On the morning of the 31st we sent a canoe with men to search for food in the two or three villages that were visible on the other side. Four doti purchased just sufficient for four days for our caravan of forty-eight persons. We then got under weigh, having informed the kirangozi that Urimba was our destination, and bidding him keep as closely as possible to the lake shore, where it was practicable, but if not, to make the best he could of it. From the debouchement of the Rugufu, the headwaters of which we had crossed on our random route to Ujiji, to Urimba, a distance of six days by water, there are no villages, and consequently no food. The shore party, however, before leaving Ujiji, had eight days’ rations, and on this morning four days’, distributed to each person, and therefore was in no danger of starvation should the mountain headlands, now unfolding, abrupt and steep, one after another, prevent them from communicating with us. It must be understood that such a journey as this had never been attempted before by any Arab or Msawahili, and every step taken was in sheer ignorance of where the road would lead the men ashore. Rounding Kivoe’s steep promontory, whose bearded ridge and rugged slope, wooded down to the water’s edge, whose exquisite coves and quiet recesses, might well have evoked a poetical effusion to one so inclined, we dared the chopping waves of Kivoe’s bay, and stood direct for the next cape, Mizohazy, behind which, owing to wind and wave, we were compelled to halt for the night.
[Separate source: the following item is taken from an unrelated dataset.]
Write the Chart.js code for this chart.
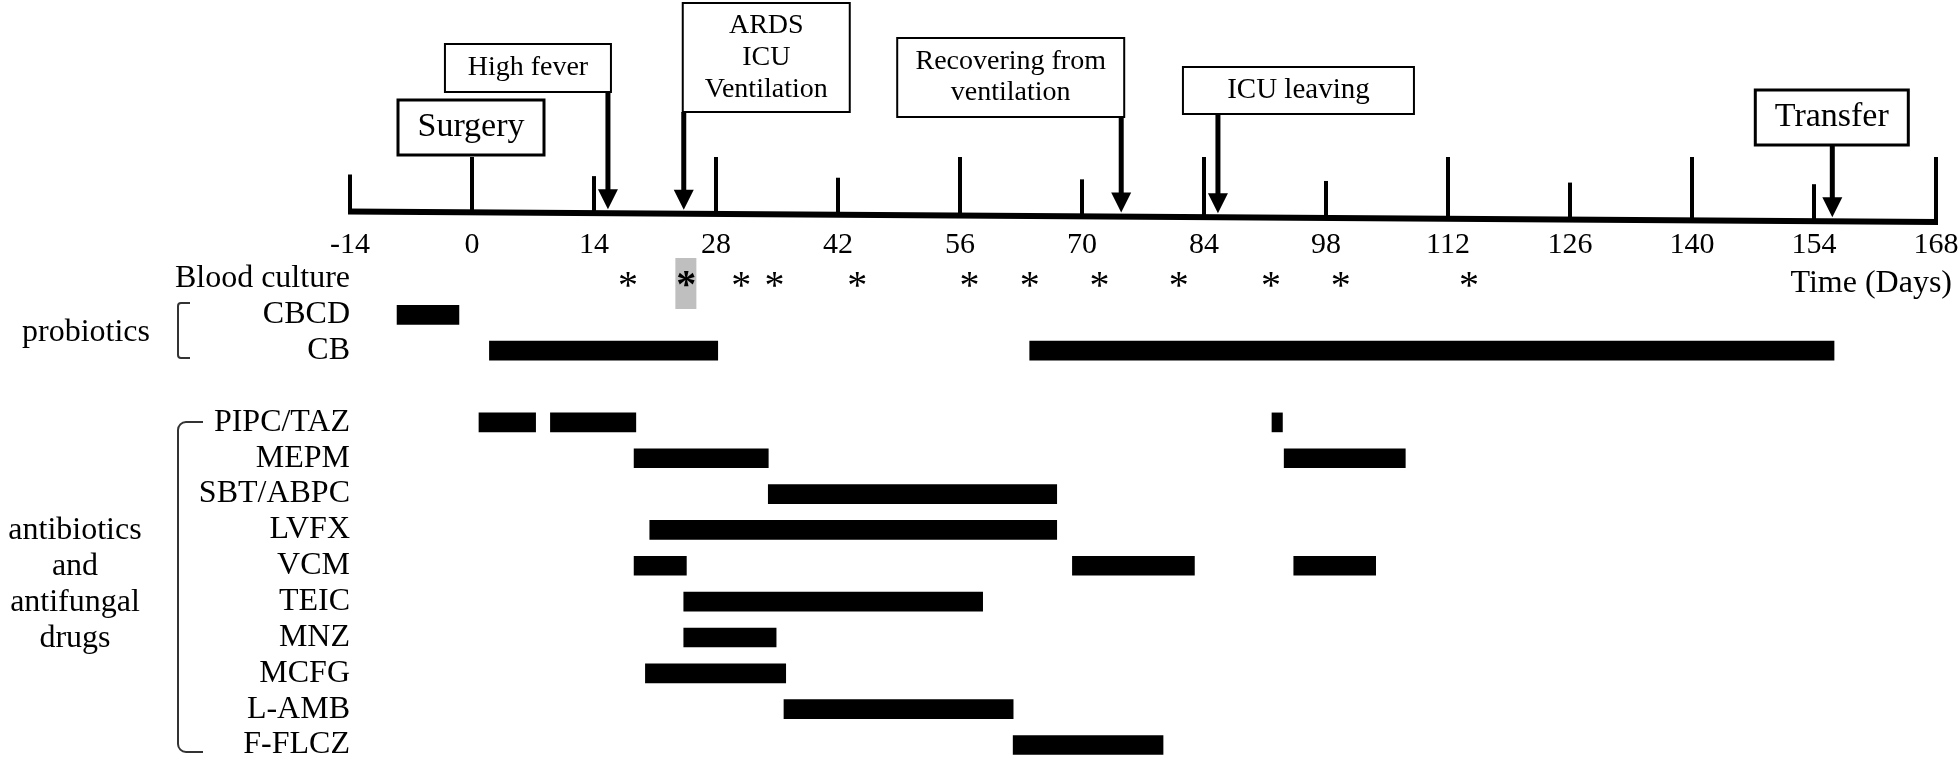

After Mizohazy is the bold cape of Kabogo—not the terrible Kabogo around whose name mystery has been woven by the superstitious natives—not the Kabogo whose sullen thunder and awful roar were heard when crossing the Rugufu on our flight from the Wahha—–but a point in Ukaranga, on whose hard and uninviting rocks many a canoe has been wrecked. We passed close to its forbidding walls, thankful for the calm of the Tanganika. Near Kabogo are some very fine mvule trees, well adapted for canoe building, and there are no loud-mouthed natives about to haggle for the privilege of cutting them.
Along the water’s edge, and about three feet above it, was observed very clearly on the smooth face of the rocky slopes of Kabogo the high-water mark of the lake. This went to show that the Tanganika, during the rainy season, rises about three feet above its dry season level, and that, during the latter season, evaporation reduces it to its normal level. The number of rivers which we passed on this journey enabled me to observe whether, as I was told, there was any current setting north. It was apparent to me that, while the south-west, south, or south-east winds blew, the brown flood of the rivers swept north; but it happened that, while passing, once or twice, the mouths of rivers, after a puff from the north-west and north, that the muddied waters were seen southward of the mouths; from which I conclude that there is no current in the Tanganika except such as is caused by the fickle wind.